### STATED GOAL
Transcribe all of the material exactly. Any picture in it should be left out.

### DATA PROVIDED
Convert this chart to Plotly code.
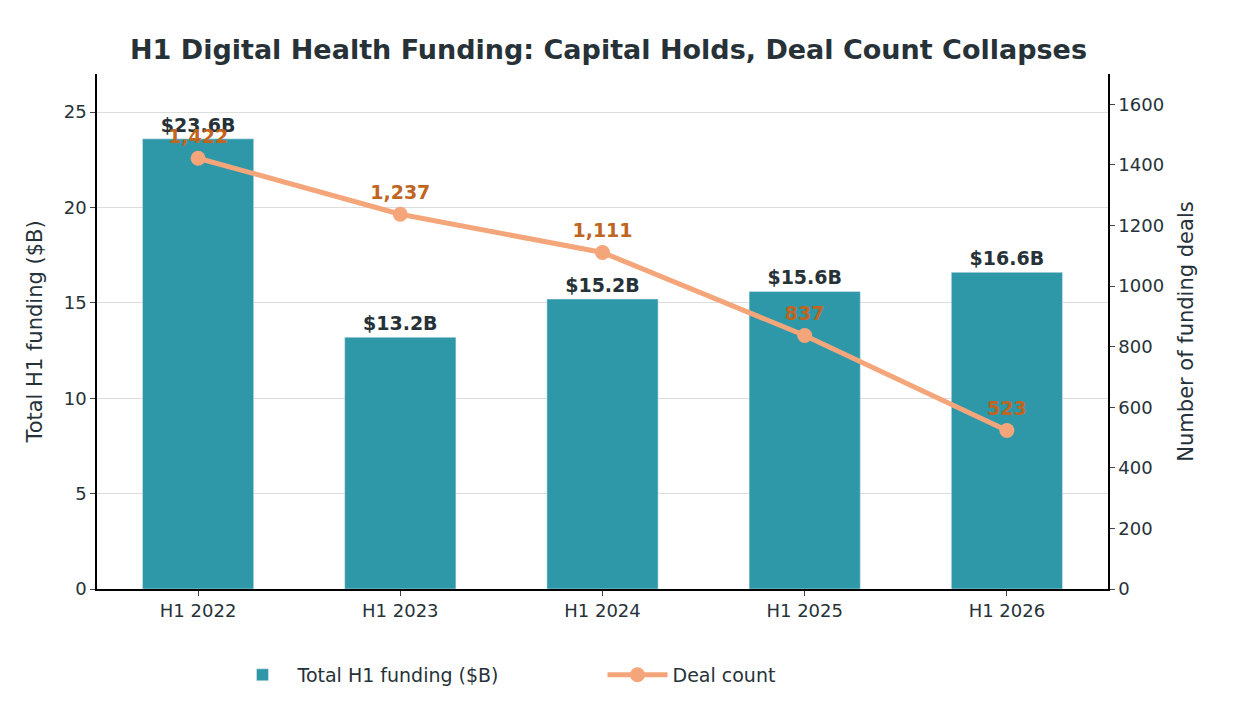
import plotly.graph_objects as go

categories = ["H1 2022", "H1 2023", "H1 2024", "H1 2025", "H1 2026"]
funding = [23.6, 13.2, 15.2, 15.6, 16.6]
deals = [1422, 1237, 1111, 837, 523]
funding_labels = ["<b>$23.6B</b>", "<b>$13.2B</b>", "<b>$15.2B</b>", "<b>$15.6B</b>", "<b>$16.6B</b>"]
deal_labels = ["<b>1,422</b>", "<b>1,237</b>", "<b>1,111</b>", "<b>837</b>", "<b>523</b>"]

fig = go.Figure()
fig.add_trace(go.Bar(x=categories, y=funding, name="Total H1 funding ($B)",
                     marker_color="#2E98A8", width=0.55,
                     text=funding_labels, textposition="outside",
                     textfont=dict(size=19, color="#263238", family="DejaVu Sans"),
                     cliponaxis=False))
fig.add_trace(go.Scatter(x=categories, y=deals, name="Deal count", yaxis="y2",
                         mode="lines+markers+text", line=dict(color="#F4A67A", width=5),
                         marker=dict(size=15, color="#F4A67A"),
                         text=deal_labels, textposition="top center",
                         textfont=dict(size=19, color="#C0651F", family="DejaVu Sans"),
                         cliponaxis=False))

fig.update_layout(
    width=1233, height=722, plot_bgcolor="white", paper_bgcolor="white",
    font=dict(family="DejaVu Sans", color="#263238", size=17),
    title=dict(text="<b>H1 Digital Health Funding: Capital Holds, Deal Count Collapses</b>",
               x=0.487, xanchor="center", y=0.955, font=dict(size=27, color="#263238")),
    margin=dict(l=89, r=133, t=66, b=141),
    xaxis=dict(showline=True, linecolor="black", linewidth=1.5, ticks="outside",
               tickfont=dict(size=18)),
    yaxis=dict(range=[0, 27], tick0=0, dtick=5, showline=True, linecolor="black",
               linewidth=1.5, ticks="outside", gridcolor="#DDDDDD",
               title=dict(text="Total H1 funding ($B)", font=dict(size=21)),
               tickfont=dict(size=18), zeroline=False),
    yaxis2=dict(range=[0, 1700], dtick=200, overlaying="y", side="right",
                showline=True, linecolor="black", linewidth=1.5, ticks="outside",
                showgrid=False, title=dict(text="Number of funding deals", font=dict(size=21)),
                tickfont=dict(size=18), zeroline=False),
    legend=dict(orientation="h", x=0.5, xanchor="center", y=-0.13, yanchor="top",
                font=dict(size=19), itemwidth=60, entrywidthmode="pixels", entrywidth=300),
)
fig.write_html("out.html")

### REPLY
Convert this chart to Plotly code.
import plotly.graph_objects as go

categories = ["H1 2022", "H1 2023", "H1 2024", "H1 2025", "H1 2026"]
funding = [23.6, 13.2, 15.2, 15.6, 16.6]
deals = [1422, 1237, 1111, 837, 523]
funding_labels = ["<b>$23.6B</b>", "<b>$13.2B</b>", "<b>$15.2B</b>", "<b>$15.6B</b>", "<b>$16.6B</b>"]
deal_labels = ["<b>1,422</b>", "<b>1,237</b>", "<b>1,111</b>", "<b>837</b>", "<b>523</b>"]

fig = go.Figure()
fig.add_trace(go.Bar(x=categories, y=funding, name="Total H1 funding ($B)",
                     marker_color="#2E98A8", width=0.55,
                     text=funding_labels, textposition="outside",
                     textfont=dict(size=19, color="#263238", family="DejaVu Sans"),
                     cliponaxis=False))
fig.add_trace(go.Scatter(x=categories, y=deals, name="Deal count", yaxis="y2",
                         mode="lines+markers+text", line=dict(color="#F4A67A", width=5),
                         marker=dict(size=15, color="#F4A67A"),
                         text=deal_labels, textposition="top center",
                         textfont=dict(size=19, color="#C0651F", family="DejaVu Sans"),
                         cliponaxis=False))

fig.update_layout(
    width=1233, height=722, plot_bgcolor="white", paper_bgcolor="white",
    font=dict(family="DejaVu Sans", color="#263238", size=17),
    title=dict(text="<b>H1 Digital Health Funding: Capital Holds, Deal Count Collapses</b>",
               x=0.487, xanchor="center", y=0.955, font=dict(size=27, color="#263238")),
    margin=dict(l=89, r=133, t=66, b=141),
    xaxis=dict(showline=True, linecolor="black", linewidth=1.5, ticks="outside",
               tickfont=dict(size=18)),
    yaxis=dict(range=[0, 27], tick0=0, dtick=5, showline=True, linecolor="black",
               linewidth=1.5, ticks="outside", gridcolor="#DDDDDD",
               title=dict(text="Total H1 funding ($B)", font=dict(size=21)),
               tickfont=dict(size=18), zeroline=False),
    yaxis2=dict(range=[0, 1700], dtick=200, overlaying="y", side="right",
                showline=True, linecolor="black", linewidth=1.5, ticks="outside",
                showgrid=False, title=dict(text="Number of funding deals", font=dict(size=21)),
                tickfont=dict(size=18), zeroline=False),
    legend=dict(orientation="h", x=0.5, xanchor="center", y=-0.13, yanchor="top",
                font=dict(size=19), itemwidth=60, entrywidthmode="pixels", entrywidth=300),
)
fig.write_html("out.html")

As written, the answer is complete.